[Material provided]
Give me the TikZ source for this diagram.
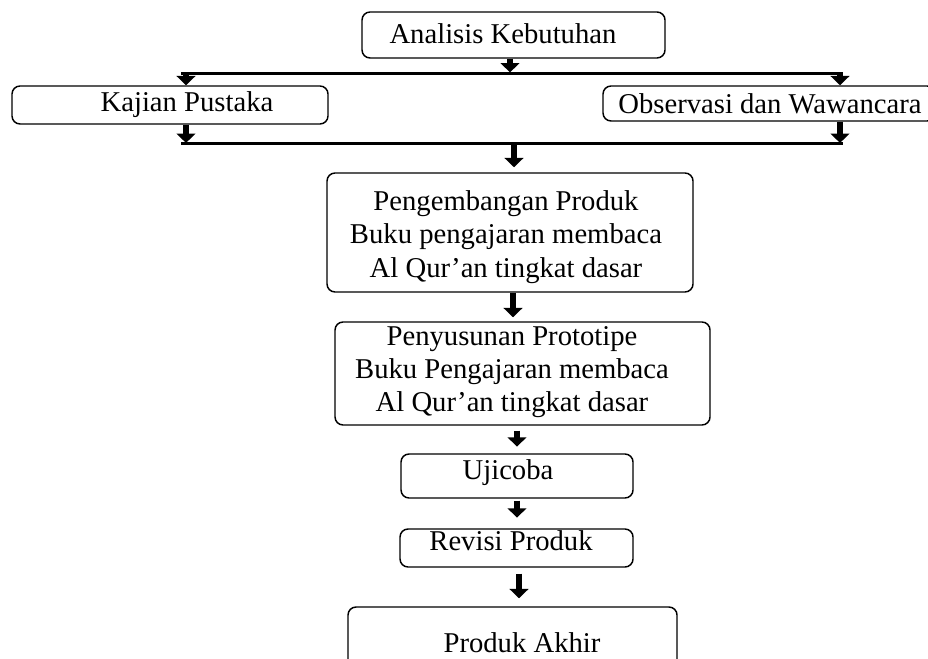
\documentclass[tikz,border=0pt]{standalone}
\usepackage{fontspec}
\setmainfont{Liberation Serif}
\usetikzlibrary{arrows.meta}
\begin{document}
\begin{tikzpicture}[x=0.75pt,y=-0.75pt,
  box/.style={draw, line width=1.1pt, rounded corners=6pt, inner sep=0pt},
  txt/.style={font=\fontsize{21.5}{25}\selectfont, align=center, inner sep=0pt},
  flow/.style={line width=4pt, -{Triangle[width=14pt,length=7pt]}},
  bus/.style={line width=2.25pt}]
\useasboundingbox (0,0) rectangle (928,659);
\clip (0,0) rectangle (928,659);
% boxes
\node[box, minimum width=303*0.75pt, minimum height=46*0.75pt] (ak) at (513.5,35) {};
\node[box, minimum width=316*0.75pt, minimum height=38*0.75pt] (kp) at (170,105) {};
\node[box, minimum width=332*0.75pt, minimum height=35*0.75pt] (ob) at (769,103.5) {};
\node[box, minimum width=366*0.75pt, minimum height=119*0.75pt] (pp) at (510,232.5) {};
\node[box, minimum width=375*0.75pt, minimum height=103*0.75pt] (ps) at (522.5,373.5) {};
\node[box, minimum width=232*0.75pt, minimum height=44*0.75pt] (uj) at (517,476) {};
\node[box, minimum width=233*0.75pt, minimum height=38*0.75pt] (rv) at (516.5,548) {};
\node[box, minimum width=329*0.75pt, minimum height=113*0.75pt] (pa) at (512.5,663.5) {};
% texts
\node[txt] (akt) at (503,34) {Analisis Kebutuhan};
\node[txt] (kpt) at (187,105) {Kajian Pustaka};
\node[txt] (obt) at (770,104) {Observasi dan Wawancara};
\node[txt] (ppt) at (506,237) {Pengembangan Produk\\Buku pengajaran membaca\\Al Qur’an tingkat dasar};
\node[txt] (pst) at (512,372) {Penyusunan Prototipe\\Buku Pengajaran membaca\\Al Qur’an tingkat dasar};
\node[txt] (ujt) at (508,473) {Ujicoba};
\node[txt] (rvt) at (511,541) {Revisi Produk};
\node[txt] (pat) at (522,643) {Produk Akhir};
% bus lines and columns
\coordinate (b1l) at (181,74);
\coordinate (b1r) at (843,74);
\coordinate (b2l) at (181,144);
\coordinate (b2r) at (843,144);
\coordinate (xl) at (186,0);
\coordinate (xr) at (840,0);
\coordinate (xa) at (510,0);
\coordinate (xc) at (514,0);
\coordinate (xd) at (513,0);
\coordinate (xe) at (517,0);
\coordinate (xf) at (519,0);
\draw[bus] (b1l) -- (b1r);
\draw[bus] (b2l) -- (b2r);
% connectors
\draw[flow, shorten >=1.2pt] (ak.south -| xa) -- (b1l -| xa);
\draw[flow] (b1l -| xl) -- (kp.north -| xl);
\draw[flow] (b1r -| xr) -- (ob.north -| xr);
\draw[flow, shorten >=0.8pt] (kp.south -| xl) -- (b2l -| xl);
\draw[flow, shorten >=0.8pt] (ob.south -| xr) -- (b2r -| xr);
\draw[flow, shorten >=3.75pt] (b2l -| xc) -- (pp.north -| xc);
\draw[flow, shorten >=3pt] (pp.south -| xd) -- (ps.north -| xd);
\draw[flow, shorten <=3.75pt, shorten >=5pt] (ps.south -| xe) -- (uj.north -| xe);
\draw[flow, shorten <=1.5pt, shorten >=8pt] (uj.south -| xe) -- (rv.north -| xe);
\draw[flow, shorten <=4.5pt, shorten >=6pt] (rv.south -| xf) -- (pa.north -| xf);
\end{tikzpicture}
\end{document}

[Work instructions] Leave out the pictures and transcribe everything else exactly.

[Response for this exercise]
Give me the TikZ source for this diagram.
\documentclass[tikz,border=0pt]{standalone}
\usepackage{fontspec}
\setmainfont{Liberation Serif}
\usetikzlibrary{arrows.meta}
\begin{document}
\begin{tikzpicture}[x=0.75pt,y=-0.75pt,
  box/.style={draw, line width=1.1pt, rounded corners=6pt, inner sep=0pt},
  txt/.style={font=\fontsize{21.5}{25}\selectfont, align=center, inner sep=0pt},
  flow/.style={line width=4pt, -{Triangle[width=14pt,length=7pt]}},
  bus/.style={line width=2.25pt}]
\useasboundingbox (0,0) rectangle (928,659);
\clip (0,0) rectangle (928,659);
% boxes
\node[box, minimum width=303*0.75pt, minimum height=46*0.75pt] (ak) at (513.5,35) {};
\node[box, minimum width=316*0.75pt, minimum height=38*0.75pt] (kp) at (170,105) {};
\node[box, minimum width=332*0.75pt, minimum height=35*0.75pt] (ob) at (769,103.5) {};
\node[box, minimum width=366*0.75pt, minimum height=119*0.75pt] (pp) at (510,232.5) {};
\node[box, minimum width=375*0.75pt, minimum height=103*0.75pt] (ps) at (522.5,373.5) {};
\node[box, minimum width=232*0.75pt, minimum height=44*0.75pt] (uj) at (517,476) {};
\node[box, minimum width=233*0.75pt, minimum height=38*0.75pt] (rv) at (516.5,548) {};
\node[box, minimum width=329*0.75pt, minimum height=113*0.75pt] (pa) at (512.5,663.5) {};
% texts
\node[txt] (akt) at (503,34) {Analisis Kebutuhan};
\node[txt] (kpt) at (187,105) {Kajian Pustaka};
\node[txt] (obt) at (770,104) {Observasi dan Wawancara};
\node[txt] (ppt) at (506,237) {Pengembangan Produk\\Buku pengajaran membaca\\Al Qur’an tingkat dasar};
\node[txt] (pst) at (512,372) {Penyusunan Prototipe\\Buku Pengajaran membaca\\Al Qur’an tingkat dasar};
\node[txt] (ujt) at (508,473) {Ujicoba};
\node[txt] (rvt) at (511,541) {Revisi Produk};
\node[txt] (pat) at (522,643) {Produk Akhir};
% bus lines and columns
\coordinate (b1l) at (181,74);
\coordinate (b1r) at (843,74);
\coordinate (b2l) at (181,144);
\coordinate (b2r) at (843,144);
\coordinate (xl) at (186,0);
\coordinate (xr) at (840,0);
\coordinate (xa) at (510,0);
\coordinate (xc) at (514,0);
\coordinate (xd) at (513,0);
\coordinate (xe) at (517,0);
\coordinate (xf) at (519,0);
\draw[bus] (b1l) -- (b1r);
\draw[bus] (b2l) -- (b2r);
% connectors
\draw[flow, shorten >=1.2pt] (ak.south -| xa) -- (b1l -| xa);
\draw[flow] (b1l -| xl) -- (kp.north -| xl);
\draw[flow] (b1r -| xr) -- (ob.north -| xr);
\draw[flow, shorten >=0.8pt] (kp.south -| xl) -- (b2l -| xl);
\draw[flow, shorten >=0.8pt] (ob.south -| xr) -- (b2r -| xr);
\draw[flow, shorten >=3.75pt] (b2l -| xc) -- (pp.north -| xc);
\draw[flow, shorten >=3pt] (pp.south -| xd) -- (ps.north -| xd);
\draw[flow, shorten <=3.75pt, shorten >=5pt] (ps.south -| xe) -- (uj.north -| xe);
\draw[flow, shorten <=1.5pt, shorten >=8pt] (uj.south -| xe) -- (rv.north -| xe);
\draw[flow, shorten <=4.5pt, shorten >=6pt] (rv.south -| xf) -- (pa.north -| xf);
\end{tikzpicture}
\end{document}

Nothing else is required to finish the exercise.